I am marking up this blog for further discussion, not before I learn a bit about these terms though. Before writing this blog, I didn't have much of an idea how group theory can be linked to language theory. This discussion gave an insight!

Another Interesting Regular Language

Refer to Sipser 2.49a.

Let $B=\{1^ky|y\in \{0,1\}^* \textrm{ and y contains at least k 1s }, k \geq 1\}$.

Again a language that seemingly looks irregular for memory involvement. But we can prove it to be regular instead. It is surprising to see that $B$ can be written as $10+1(1+0)^*$, which is a trivial regular expression. The forward subset relation is trivial. For backward subset relation (i.e., the regular expression is a subset of $B$), we see that other than $10$, we can adjust the first occurrences of 1's in two groups - one corresponding to $1^k$ and the other corresponding to $y$, such that the constraint holds.

An Almost Irregular Regular Language!

This problem has its own class. The problem says,

Let $\Sigma=\{0,1\}$ and let \[D=\{w|w \textrm{ contains an equal number of occurances of the substring }01 \textrm{ and }10\}\] Thus $101 \in D$ but $1010$ doesn't. Prove that $D$ is a regular language.

Refer to Sipser 1.48. Well, at a first glace, this language doesn't seem like regular at all, because it involves memory to an extent ("an equal occurance").  But I gave it a try, and tried to develop a DFA (well, an NFA, so to say). It gave me a hard time, so I tried to develop a regular grammar, which seemed even more difficult.

I came across this DFA somewhere in net, which looks flawless. It surfaces up some interesting properties indeed. Starting with $0$, no matter how many $10$ (and only $10$) you have in the string, you will have the same number of occurrences of $01$ and $10$ substrings. Symmetrically, starting with $1$, no matter how many $01$ (and only $01$) you have in the string, you will have the same number of occurrences of $01$ and $10$ substrings.
Another interesting problem which looks closely nonregular can be found in Sipser 1.44. The problem again deals with equal occurance, as follows:

Let $B$ and $C$ be languages over $\Sigma=\{0,1\}$. Define \[B \sqsubset C=\{w\in B| \textrm{ for some }y \in C, \textrm{ strings }w\textrm{ and }y\textrm{ contains equal number of 1s}\}\] Show that the class of regular language is closed under $\sqsubset$ operation.
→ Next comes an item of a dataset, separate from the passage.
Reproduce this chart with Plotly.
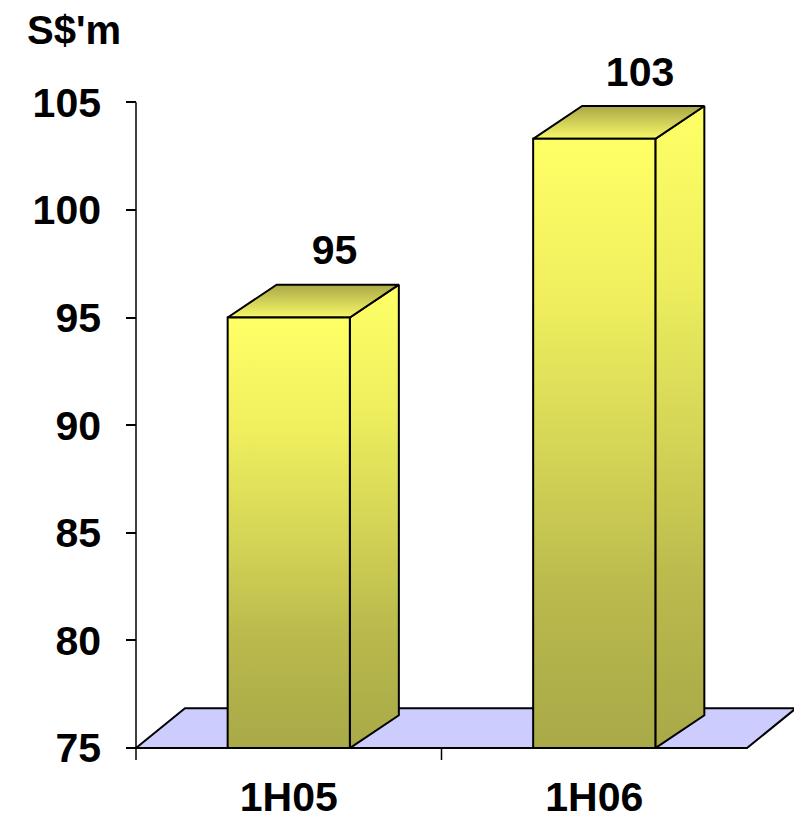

The construction of $M$ from $M_B$ and $M_C$ can be done as follows.

1. $Q=Q_B X Q_C$
2. For $(q,r) \in Q$ and $a \in \Sigma$, we define 
1. $\delta((q,r),a)=\{(\delta_B(q,0),r)\}$ if $a=0$
2. $\delta((q,r),a)=\{(\delta_B(q,1),\delta_C(r,1))\}$ if $a=1$
3. $\delta((q,r),a)=\{(q,\delta_C(r,0))\}$ if $a=\epsilon$. This step nondeterministically selects the strings of $C$. (Power of nondeterminism at its best!)
3. $q_0=(q_B,q_C)$
4. $F=F_B X F_C$ 

Interesting problem, ain't it?

Shuffle and Perfect Shuffle

These two problems from the book of Mike Sipser (1.41 and 1.42) need a little bit of discussion, for I guess these two are the most coveted problems in all university coursework. Question# 1.41 deals with shuffle and question# 1.42 is an extension of shuffle  called perfect shuffle. Let's look at the problem of perfect shuffle  first, then we can modify our answer for shuffle.  
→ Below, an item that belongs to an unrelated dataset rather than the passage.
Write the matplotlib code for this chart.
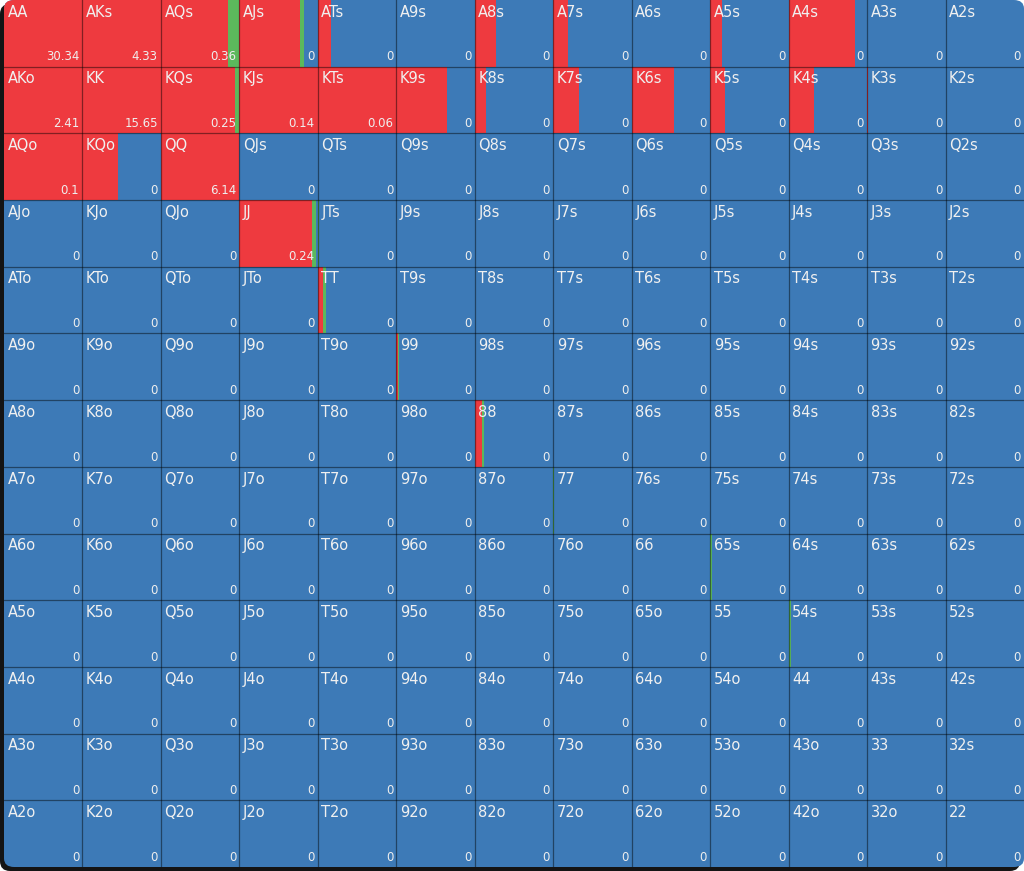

For language $A$ and $B$, let the perfect shuffle of $A$ and $B$ be the language \[\{w|w=a_1b_1...a_kb_k. \textrm{ where }a_1...a_k \in A \textrm{ and } b_1...b_k \in B, \textrm{ each }a_i,b_i \in \Sigma\}\]. Show that the class of regular language is closed under perfect shuffle.

 This is a proof by construction. Let $M_A = (Q_A;\Sigma; \delta_A; q_A; F_A)$ and $M_B = (Q_B;\Sigma; \delta_B; q_B; F_B)$ be two DFAs that recognize $A$ and $B$, respectively. Here, we shall construct a DFA $M = (Q;\Sigma; \delta; q; F)$ that recognizes the perfect shuffle of $A$ and $B$. The construction proceeds as follows.
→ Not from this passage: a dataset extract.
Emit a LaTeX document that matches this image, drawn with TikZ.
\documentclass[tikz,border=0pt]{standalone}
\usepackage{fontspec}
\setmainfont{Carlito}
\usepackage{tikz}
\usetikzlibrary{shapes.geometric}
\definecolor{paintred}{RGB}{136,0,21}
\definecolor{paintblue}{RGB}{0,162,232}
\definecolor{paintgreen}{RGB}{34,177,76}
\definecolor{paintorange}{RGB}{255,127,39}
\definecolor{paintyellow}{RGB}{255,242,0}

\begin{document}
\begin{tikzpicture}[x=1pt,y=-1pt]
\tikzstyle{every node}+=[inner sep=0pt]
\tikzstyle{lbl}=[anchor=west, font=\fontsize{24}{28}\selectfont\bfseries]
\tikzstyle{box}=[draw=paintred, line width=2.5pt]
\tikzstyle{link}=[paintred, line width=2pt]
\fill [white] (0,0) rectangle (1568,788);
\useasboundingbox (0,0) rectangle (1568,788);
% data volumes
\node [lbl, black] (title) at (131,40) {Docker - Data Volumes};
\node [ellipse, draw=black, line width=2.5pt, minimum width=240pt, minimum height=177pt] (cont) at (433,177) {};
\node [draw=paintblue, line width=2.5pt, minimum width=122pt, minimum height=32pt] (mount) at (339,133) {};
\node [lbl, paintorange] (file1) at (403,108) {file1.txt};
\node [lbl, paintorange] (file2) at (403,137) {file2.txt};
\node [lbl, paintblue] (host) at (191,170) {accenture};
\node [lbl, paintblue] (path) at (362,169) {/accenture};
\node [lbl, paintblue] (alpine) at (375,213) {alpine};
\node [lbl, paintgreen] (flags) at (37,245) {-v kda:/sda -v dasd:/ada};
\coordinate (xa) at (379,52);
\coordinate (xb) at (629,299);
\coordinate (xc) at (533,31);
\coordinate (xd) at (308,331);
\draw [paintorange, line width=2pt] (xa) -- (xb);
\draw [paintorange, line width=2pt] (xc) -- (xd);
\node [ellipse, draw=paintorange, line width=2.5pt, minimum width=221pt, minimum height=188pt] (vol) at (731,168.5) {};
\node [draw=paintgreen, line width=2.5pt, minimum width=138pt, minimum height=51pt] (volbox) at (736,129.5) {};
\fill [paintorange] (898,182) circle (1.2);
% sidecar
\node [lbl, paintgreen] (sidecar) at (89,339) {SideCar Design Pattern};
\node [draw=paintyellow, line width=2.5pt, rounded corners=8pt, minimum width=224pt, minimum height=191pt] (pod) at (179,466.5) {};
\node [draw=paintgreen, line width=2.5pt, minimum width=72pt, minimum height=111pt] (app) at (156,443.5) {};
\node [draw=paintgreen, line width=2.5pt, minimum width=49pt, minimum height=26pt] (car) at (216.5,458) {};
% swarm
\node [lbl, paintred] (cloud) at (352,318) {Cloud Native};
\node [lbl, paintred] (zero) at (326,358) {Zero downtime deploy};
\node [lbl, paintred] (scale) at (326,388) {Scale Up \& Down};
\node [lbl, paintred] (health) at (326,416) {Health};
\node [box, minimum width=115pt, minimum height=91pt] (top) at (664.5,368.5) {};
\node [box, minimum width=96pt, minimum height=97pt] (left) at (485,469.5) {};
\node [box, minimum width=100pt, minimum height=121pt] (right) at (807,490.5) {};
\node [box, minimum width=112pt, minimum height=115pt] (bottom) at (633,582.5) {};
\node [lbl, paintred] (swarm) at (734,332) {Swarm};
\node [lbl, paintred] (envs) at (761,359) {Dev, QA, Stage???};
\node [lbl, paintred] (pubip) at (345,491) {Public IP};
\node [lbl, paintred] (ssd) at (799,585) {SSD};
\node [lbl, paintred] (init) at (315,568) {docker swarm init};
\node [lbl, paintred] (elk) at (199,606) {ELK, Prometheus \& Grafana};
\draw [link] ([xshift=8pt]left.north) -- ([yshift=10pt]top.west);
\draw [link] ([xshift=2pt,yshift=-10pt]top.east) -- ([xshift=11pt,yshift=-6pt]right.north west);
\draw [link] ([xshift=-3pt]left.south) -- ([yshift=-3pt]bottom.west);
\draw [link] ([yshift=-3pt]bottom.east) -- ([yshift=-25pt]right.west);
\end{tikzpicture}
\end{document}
1. $Q=Q_A \textrm{ x }Q_B \textrm{ x }\{A,B\}$.
2. $q=(q_A,q_B,A)$.
3. $F=F_A \textrm{ x }F_B\textrm{ x }{A}$, as the next character to read should be in $M_A$. (The last character read was in $M_B$).
4. $\delta$ is defined as -
1. $\delta((x,y,A),a)=(\delta_A(x,a),y,B)$.
2. $\delta((x,y,B),b)=(x,\delta_B(y,a),A)$.

The construction of shuffle DFA is more or less the same, but with fewer restrictions. Let me state the question first.

For language $A$ and $B$, let the shuffle of $A$ and $B$ be the language \[\{w|w=a_1b_1...a_kb_k. \textrm{ where }a_1...a_k \in A \textrm{ and } b_1...b_k \in B, \textrm{ each }a_i,b_i \in \Sigma^*\}\]. Show that the class of regular language is closed under shuffle.

Now let's take a look at the construction. Again we are going to design a combined DFA with the same tuples as defined for the last problem.

1. $Q=Q_A \textrm{ x }Q_B \cup {q_0}$, $q_0$ defines the state when nothing is read.
2. $q=q_A$.
3. $F=F_A \textrm{ x }F_B \cup {q_0}$, as this DFA can accept the null string.
4. $\delta$ is defined as -
1. $\delta(q_0,\epsilon)=(q_A,q_B)$.
2. $(\delta_A(x,a),y) \in \delta((x,y),a)$.
3. $(x,\delta_B(y,a)) \in \delta((x,y),a)$.

I guess these two construction answer the problems satisfactorily. Thanks to Wing-Kai Hon of National Tsing Hua University for the discussion of the above problems.